Frankly I felt sorry for them and wondered if they would refuse to participate in the Christian element if they were present.

These sentiments caused something of a backlash.

Ekklesia were featured in that blog post, as they were busy lamenting the fact that a request from the British Humanist Association (BHA) for armed forces humanists to be included at the Cenotaph in London, was refused.

Well, guess what, Ekklesia feature in this blog post also.

I’ve just watched the BBC Newsnight episode (UK viewers only from 23 mins) from a couple of days ago, which features Jonathan Bartley arguing that the red poppy is now a political symbol. He was soundly trounced by Major Gordon Corrigan.

Bartley cited Cameron saying the poppy was a statement of pride in the nation state, and argued this was evidence of the poppy being a political symbol. The Major retorted with: “There’s nothing political in being proud of what you have achieved and what you have done”.

Bartley argued that as the poppy was a symbol of remembrance of those that had laid down their lives for our freedom; with those that lost their lives during recent conflicts such as: Iraq, Afghanistan and Northern Ireland, many folk may not believe they had died for our freedom. The Major responded by saying it doesn’t matter if you agree or disagree with the war; you, the country, sent them off to die; therefore, you should remember them. We approve of the men, not the conflict.

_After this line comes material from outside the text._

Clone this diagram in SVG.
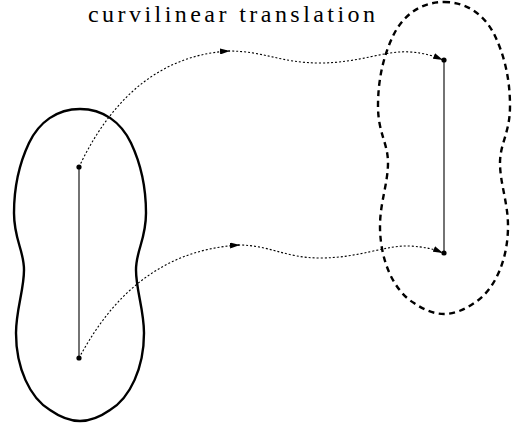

Right at the end, in the concluding comments, Bartley mentions the language we use and says: “We need to recognise that they died in vain and death is not glorious”, to which the Major said: “They didn’t die in vain and we sent them off, so let’s remember them and have one symbol that’s all embracing”.

Bartley was sporting the white poppy, which I believe is symbolic of peace and ‘No More War’. Now I’m not entirely sure if Bartley is a pacifist, I do know that he supports such groups and that another director of Ekklesia certainly is a pacifist.

I don’t like war or conflict of any type, I also respect the fact that pacifists view war as intrinsically evil, but I’m with the Major when he says that in the real word, we will always have conflict. I agree. This is an irrefutable fact. Whilst Christians should be advocates for peace at every opportunity, we still live in the real world, and in this world there will be war. As a consequence, we must remember ALL those that go to war on our behalf, with pride.

Personally, I don’t believe we will have true peace on earth until the Prince of Peace returns, and at that time the great Scripture from Isaiah 2:4 will be fulfilled:

And he shall judge between the nations, and shall rebuke many people: and they shall beat their swords into plowshares, and their spears into pruning hooks: nation shall not lift up sword against nation, neither shall they learn war any more.

And so to conclude. Last year I was in trouble for my comments on atheists, humanists and secularists, and this year, I will say that pacifism; whilst laudable, is misguided in the real world that we inhabit.